### [WRITTEN PROBLEM]
Give the data again exactly as written, skipping any pictures.

### [GIVEN INFORMATION]
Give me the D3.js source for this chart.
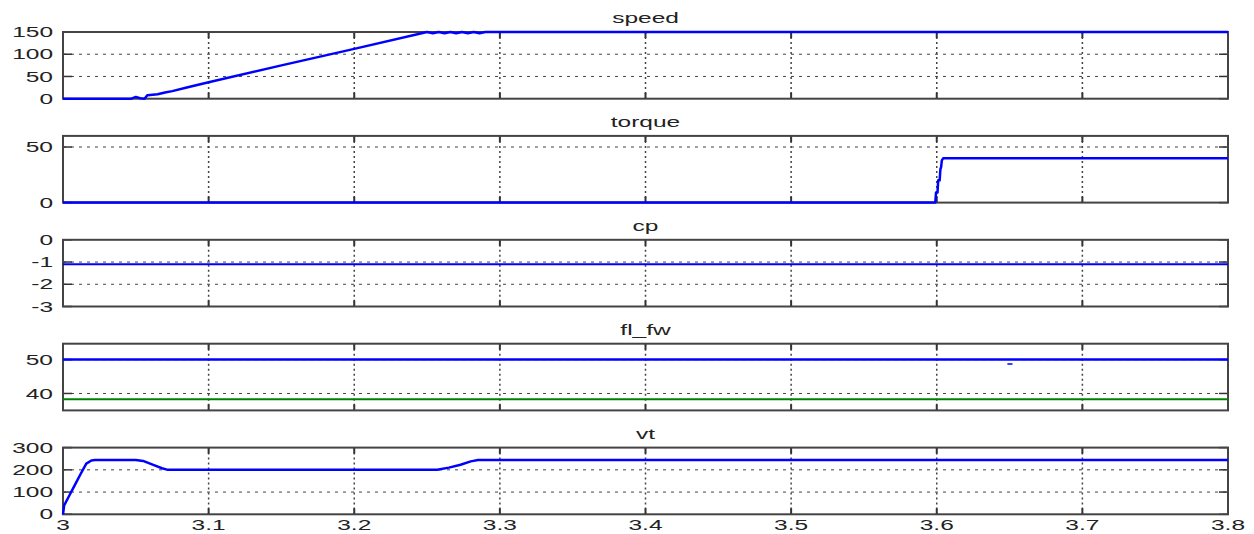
<!DOCTYPE html>
<html>
<head>
<meta charset="utf-8">
<script src="https://cdn.jsdelivr.net/npm/d3@7"></script>
<style>
  body { margin: 0; background: #fff; }
  text { font-family: "Liberation Sans", Arial, Helvetica, sans-serif; fill: #222; }
</style>
</head>
<body>
<svg id="chart" width="1254" height="534"></svg>
<script>
// ---- shared time axis ----
const timeDomain = [3.0, 3.8];
const timeTicks = [3.0, 3.1, 3.2, 3.3, 3.4, 3.5, 3.6, 3.7, 3.8];
const timeTickLabels = ["3", "3.1", "3.2", "3.3", "3.4", "3.5", "3.6", "3.7", "3.8"];

// ---- speed ----
const speedTime   = [3.0, 3.047, 3.05, 3.053, 3.056, 3.058, 3.065, 3.07, 3.075, 3.085, 3.1, 3.15, 3.2, 3.25,
                     3.254, 3.258, 3.262, 3.266, 3.27, 3.274, 3.278, 3.282, 3.286, 3.29, 3.8];
const speedValues = [0, 0, 4, 1, 0, 8, 10, 14, 17, 25, 37, 75, 112, 150,
                     147, 150, 147, 150, 147, 150, 147, 150, 147, 150, 150];

// ---- torque ----
const torqueTime   = [3.0, 3.599, 3.5995, 3.6005, 3.601, 3.602, 3.6025, 3.603, 3.6035, 3.6045, 3.606, 3.8];
const torqueValues = [0, 0, 9, 9, 20, 20, 30, 32, 38, 40, 40, 40];

// ---- cp ----
const cpTime   = [3.0, 3.8];
const cpValues = [-1.1, -1.1];

// ---- fl / fw ----
const flTime   = [3.0, 3.8];
const flValues = [50, 50];
const fwTime   = [3.0, 3.8];
const fwValues = [38.3, 38.3];
const flBlipTime   = [3.6485, 3.652];
const flBlipValues = [48.7, 48.7];

// ---- vt ----
const vtTime   = [3.0, 3.0008, 3.004, 3.008, 3.012, 3.016, 3.0195, 3.022, 3.05, 3.055, 3.062, 3.068, 3.072,
                  3.257, 3.265, 3.273, 3.28, 3.285, 3.8];
const vtValues = [0, 40, 80, 130, 180, 228, 242, 244, 244, 240, 222, 207, 200,
                  200, 210, 223, 238, 244, 244];

// ---- panel definitions ----
const panels = [
  { title: "speed",  domain: [0, 150],  ticks: [0, 50, 100, 150], labels: ["0", "50", "100", "150"],
    series: [{ t: speedTime, v: speedValues, color: "#0000ff", w: 2.5 }] },
  { title: "torque", domain: [0, 60],   ticks: [0, 50], labels: ["0", "50"],
    series: [{ t: torqueTime, v: torqueValues, color: "#0000ff", w: 2.5 }] },
  { title: "cp",     domain: [-3, 0],   ticks: [-3, -2, -1, 0], labels: ["-3", "-2", "-1", "0"],
    series: [{ t: cpTime, v: cpValues, color: "#0000ff", w: 2 }] },
  { title: "fl_fw",  domain: [35, 54.7], ticks: [40, 50], labels: ["40", "50"],
    series: [{ t: flTime, v: flValues, color: "#0000ff", w: 2.5 },
             { t: fwTime, v: fwValues, color: "#008000", w: 2 },
             { t: flBlipTime, v: flBlipValues, color: "#3344ff", w: 2 }] },
  { title: "vt",     domain: [0, 300],  ticks: [0, 100, 200, 300], labels: ["0", "100", "200", "300"],
    series: [{ t: vtTime, v: vtValues, color: "#0000ff", w: 2.5 }] }
];

// ---- layout ----
const W = 1254, H = 534;
const left = 63, right = 1228;
const firstTop = 32, panelH = 66.7, step = 103.9;
const textStretch = 1.75;

const svg = d3.select("#chart");
svg.append("rect").attr("width", W).attr("height", H).attr("fill", "#fff");

const x = d3.scaleLinear().domain(timeDomain).range([left, right]);

panels.forEach((p, i) => {
  const top = firstTop + i * step;
  const bottom = top + panelH;
  const y = d3.scaleLinear().domain(p.domain).range([bottom, top]);
  const g = svg.append("g");

  // grid: horizontal dotted lines
  g.selectAll(".hgrid").data(p.ticks.filter(v => v > p.domain[0] && v < p.domain[1]))
    .join("line")
    .attr("x1", left).attr("x2", right)
    .attr("y1", d => y(d)).attr("y2", d => y(d))
    .attr("stroke", "#444").attr("stroke-width", 1)
    .attr("stroke-dasharray", "3,5");

  // grid: vertical dotted lines
  g.selectAll(".vgrid").data(timeTicks.slice(1, -1))
    .join("line")
    .attr("x1", d => x(d)).attr("x2", d => x(d))
    .attr("y1", top).attr("y2", bottom)
    .attr("stroke", "#444").attr("stroke-width", 1.5)
    .attr("stroke-dasharray", "2,3");

  // x tick marks (inside, top and bottom)
  const tickLen = 6;
  timeTicks.forEach(t => {
    g.append("line").attr("x1", x(t)).attr("x2", x(t)).attr("y1", bottom).attr("y2", bottom - tickLen)
      .attr("stroke", "#333").attr("stroke-width", 2);
    g.append("line").attr("x1", x(t)).attr("x2", x(t)).attr("y1", top).attr("y2", top + tickLen)
      .attr("stroke", "#333").attr("stroke-width", 2);
  });
  // y tick marks (inside, left and right)
  p.ticks.forEach(v => {
    g.append("line").attr("x1", left).attr("x2", left + 9).attr("y1", y(v)).attr("y2", y(v))
      .attr("stroke", "#333").attr("stroke-width", 1.5);
    g.append("line").attr("x1", right).attr("x2", right - 9).attr("y1", y(v)).attr("y2", y(v))
      .attr("stroke", "#333").attr("stroke-width", 1.5);
  });

  // axes box
  g.append("rect")
    .attr("x", left).attr("y", top).attr("width", right - left).attr("height", panelH)
    .attr("fill", "none").attr("stroke", "#444").attr("stroke-width", 2);

  // data lines
  p.series.forEach(s => {
    const pts = s.t.map((t, k) => [t, s.v[k]]);
    g.append("path")
      .datum(pts)
      .attr("fill", "none")
      .attr("stroke", s.color)
      .attr("stroke-width", s.w)
      .attr("stroke-linejoin", "round")
      .attr("d", d3.line().x(d => x(d[0])).y(d => y(d[1])));
  });

  // y tick labels
  p.ticks.forEach((v, k) => {
    g.append("text")
      .attr("transform", `translate(${left - 10},${y(v)}) scale(${textStretch},1)`)
      .attr("text-anchor", "end")
      .attr("dy", "0.36em")
      .attr("font-size", 14)
      .text(p.labels[k]);
  });

  // panel title
  g.append("text")
    .attr("transform", `translate(${(left + right) / 2},${top - 9}) scale(${textStretch},1)`)
    .attr("text-anchor", "middle")
    .attr("font-size", 14)
    .text(p.title);

  // time labels under the last panel only
  if (i === panels.length - 1) {
    timeTicks.forEach((t, k) => {
      g.append("text")
        .attr("transform", `translate(${x(t)},${bottom + 16}) scale(${textStretch},1)`)
        .attr("text-anchor", "middle")
        .attr("font-size", 14)
        .text(timeTickLabels[k]);
    });
  }
});
</script>
</body>
</html>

### [SOLUTION]
Give me the D3.js source for this chart.
<!DOCTYPE html>
<html>
<head>
<meta charset="utf-8">
<script src="https://cdn.jsdelivr.net/npm/d3@7"></script>
<style>
  body { margin: 0; background: #fff; }
  text { font-family: "Liberation Sans", Arial, Helvetica, sans-serif; fill: #222; }
</style>
</head>
<body>
<svg id="chart" width="1254" height="534"></svg>
<script>
// ---- shared time axis ----
const timeDomain = [3.0, 3.8];
const timeTicks = [3.0, 3.1, 3.2, 3.3, 3.4, 3.5, 3.6, 3.7, 3.8];
const timeTickLabels = ["3", "3.1", "3.2", "3.3", "3.4", "3.5", "3.6", "3.7", "3.8"];

// ---- speed ----
const speedTime   = [3.0, 3.047, 3.05, 3.053, 3.056, 3.058, 3.065, 3.07, 3.075, 3.085, 3.1, 3.15, 3.2, 3.25,
                     3.254, 3.258, 3.262, 3.266, 3.27, 3.274, 3.278, 3.282, 3.286, 3.29, 3.8];
const speedValues = [0, 0, 4, 1, 0, 8, 10, 14, 17, 25, 37, 75, 112, 150,
                     147, 150, 147, 150, 147, 150, 147, 150, 147, 150, 150];

// ---- torque ----
const torqueTime   = [3.0, 3.599, 3.5995, 3.6005, 3.601, 3.602, 3.6025, 3.603, 3.6035, 3.6045, 3.606, 3.8];
const torqueValues = [0, 0, 9, 9, 20, 20, 30, 32, 38, 40, 40, 40];

// ---- cp ----
const cpTime   = [3.0, 3.8];
const cpValues = [-1.1, -1.1];

// ---- fl / fw ----
const flTime   = [3.0, 3.8];
const flValues = [50, 50];
const fwTime   = [3.0, 3.8];
const fwValues = [38.3, 38.3];
const flBlipTime   = [3.6485, 3.652];
const flBlipValues = [48.7, 48.7];

// ---- vt ----
const vtTime   = [3.0, 3.0008, 3.004, 3.008, 3.012, 3.016, 3.0195, 3.022, 3.05, 3.055, 3.062, 3.068, 3.072,
                  3.257, 3.265, 3.273, 3.28, 3.285, 3.8];
const vtValues = [0, 40, 80, 130, 180, 228, 242, 244, 244, 240, 222, 207, 200,
                  200, 210, 223, 238, 244, 244];

// ---- panel definitions ----
const panels = [
  { title: "speed",  domain: [0, 150],  ticks: [0, 50, 100, 150], labels: ["0", "50", "100", "150"],
    series: [{ t: speedTime, v: speedValues, color: "#0000ff", w: 2.5 }] },
  { title: "torque", domain: [0, 60],   ticks: [0, 50], labels: ["0", "50"],
    series: [{ t: torqueTime, v: torqueValues, color: "#0000ff", w: 2.5 }] },
  { title: "cp",     domain: [-3, 0],   ticks: [-3, -2, -1, 0], labels: ["-3", "-2", "-1", "0"],
    series: [{ t: cpTime, v: cpValues, color: "#0000ff", w: 2 }] },
  { title: "fl_fw",  domain: [35, 54.7], ticks: [40, 50], labels: ["40", "50"],
    series: [{ t: flTime, v: flValues, color: "#0000ff", w: 2.5 },
             { t: fwTime, v: fwValues, color: "#008000", w: 2 },
             { t: flBlipTime, v: flBlipValues, color: "#3344ff", w: 2 }] },
  { title: "vt",     domain: [0, 300],  ticks: [0, 100, 200, 300], labels: ["0", "100", "200", "300"],
    series: [{ t: vtTime, v: vtValues, color: "#0000ff", w: 2.5 }] }
];

// ---- layout ----
const W = 1254, H = 534;
const left = 63, right = 1228;
const firstTop = 32, panelH = 66.7, step = 103.9;
const textStretch = 1.75;

const svg = d3.select("#chart");
svg.append("rect").attr("width", W).attr("height", H).attr("fill", "#fff");

const x = d3.scaleLinear().domain(timeDomain).range([left, right]);

panels.forEach((p, i) => {
  const top = firstTop + i * step;
  const bottom = top + panelH;
  const y = d3.scaleLinear().domain(p.domain).range([bottom, top]);
  const g = svg.append("g");

  // grid: horizontal dotted lines
  g.selectAll(".hgrid").data(p.ticks.filter(v => v > p.domain[0] && v < p.domain[1]))
    .join("line")
    .attr("x1", left).attr("x2", right)
    .attr("y1", d => y(d)).attr("y2", d => y(d))
    .attr("stroke", "#444").attr("stroke-width", 1)
    .attr("stroke-dasharray", "3,5");

  // grid: vertical dotted lines
  g.selectAll(".vgrid").data(timeTicks.slice(1, -1))
    .join("line")
    .attr("x1", d => x(d)).attr("x2", d => x(d))
    .attr("y1", top).attr("y2", bottom)
    .attr("stroke", "#444").attr("stroke-width", 1.5)
    .attr("stroke-dasharray", "2,3");

  // x tick marks (inside, top and bottom)
  const tickLen = 6;
  timeTicks.forEach(t => {
    g.append("line").attr("x1", x(t)).attr("x2", x(t)).attr("y1", bottom).attr("y2", bottom - tickLen)
      .attr("stroke", "#333").attr("stroke-width", 2);
    g.append("line").attr("x1", x(t)).attr("x2", x(t)).attr("y1", top).attr("y2", top + tickLen)
      .attr("stroke", "#333").attr("stroke-width", 2);
  });
  // y tick marks (inside, left and right)
  p.ticks.forEach(v => {
    g.append("line").attr("x1", left).attr("x2", left + 9).attr("y1", y(v)).attr("y2", y(v))
      .attr("stroke", "#333").attr("stroke-width", 1.5);
    g.append("line").attr("x1", right).attr("x2", right - 9).attr("y1", y(v)).attr("y2", y(v))
      .attr("stroke", "#333").attr("stroke-width", 1.5);
  });

  // axes box
  g.append("rect")
    .attr("x", left).attr("y", top).attr("width", right - left).attr("height", panelH)
    .attr("fill", "none").attr("stroke", "#444").attr("stroke-width", 2);

  // data lines
  p.series.forEach(s => {
    const pts = s.t.map((t, k) => [t, s.v[k]]);
    g.append("path")
      .datum(pts)
      .attr("fill", "none")
      .attr("stroke", s.color)
      .attr("stroke-width", s.w)
      .attr("stroke-linejoin", "round")
      .attr("d", d3.line().x(d => x(d[0])).y(d => y(d[1])));
  });

  // y tick labels
  p.ticks.forEach((v, k) => {
    g.append("text")
      .attr("transform", `translate(${left - 10},${y(v)}) scale(${textStretch},1)`)
      .attr("text-anchor", "end")
      .attr("dy", "0.36em")
      .attr("font-size", 14)
      .text(p.labels[k]);
  });

  // panel title
  g.append("text")
    .attr("transform", `translate(${(left + right) / 2},${top - 9}) scale(${textStretch},1)`)
    .attr("text-anchor", "middle")
    .attr("font-size", 14)
    .text(p.title);

  // time labels under the last panel only
  if (i === panels.length - 1) {
    timeTicks.forEach((t, k) => {
      g.append("text")
        .attr("transform", `translate(${x(t)},${bottom + 16}) scale(${textStretch},1)`)
        .attr("text-anchor", "middle")
        .attr("font-size", 14)
        .text(timeTickLabels[k]);
    });
  }
});
</script>
</body>
</html>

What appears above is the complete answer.